Enter ISO 26262. This standard, introduced in 2011, provides a comprehensive framework for validating the functional safety claims of ADAS systems, digital instrument clusters, and other electrical or electronic systems in production passenger vehicles.
ISO 26262 isn’t for the faint of heart. It’s a rigorous, 10-part standard that recommends tools, techniques, and methodologies for the entire development cycle, from specification to decommissioning. In fact, to develop a deep understanding of 26262 you must first become versed in another standard, IEC 61508, which forms the basis of 26262.
ISO 26262 starts from the premise that no system is 100% safe. Consequently, the system designer must perform a hazard and risk analysis to identify the safety requirements and residual risks of the system being developed. The outcome of that analysis determines the Automotive Safety Integrity Level (ASIL) of the system, as defined by 26262. ASILs range from A to D, where A represents the lowest degree of hazard and D, the highest. The higher the ASIL, the greater the degree of rigor that must be applied to assure the system avoids residual risk.
Having determined the risks (and the ASIL) , the system designer selects an appropriate architecture. The designer must also validate that architecture, using tools and techniques that 26262 either recommends or highly recommends. If the designer believes that a recommended tool or technique isn’t appropriate to the project, he or she must provide a solid rationale for the decision, and must justify why the technique actually used is as good or better than that recommended by 26262.
The designer must also prepare a safety case. True to its name, this document presents the case that the system is sufficiently safe for its intended application and environment. It comprises three main components: 1) a clear statement of what is claimed about the system, 2) the argument that the claim has been met, and 3) the evidence that supports the argument. The safety case should convince not only the 26262 auditor, but also the entire development team, the company’s executives, and, of course, the customer. Of course, no system is safe unless it is deployed and used correctly, so the system designer must also produce a safety manual that sets the constraints within which the product must be deployed.

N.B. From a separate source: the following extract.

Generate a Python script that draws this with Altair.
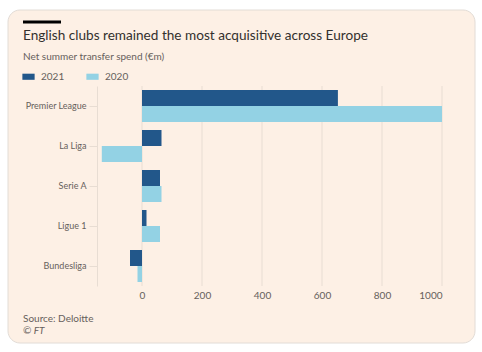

Achieving 26262 compliance is a major undertaking. That said, any conscientious team working on a safety-critical project would probably apply most of the recommended techniques. The standard was created to ensure that safety isn’t treated as an afterthought during final testing, but as a matter of due diligence in every stage of development.
If you’re a system designer or implementer, where do you start? I would suggest “A Developer’s View of ISO 26262”, an article recently authored by my colleague Chris Hobbs and published in EE Times Automotive Europe. The article provides an introduction to the standard, based on experience of certifying software to ISO 26262, and covers key topics such as ASILs, recommended verification tools and techniques, the safety case, and confidence from use.
I also have two whitepapers that may prove useful: Architectures for ISO 26262 systems with multiple ASIL requirements, written by my colleague Yi Zheng, and Protecting software components from interference in an ISO 26262 system, written by Chris Hobbs and Yi Zheng.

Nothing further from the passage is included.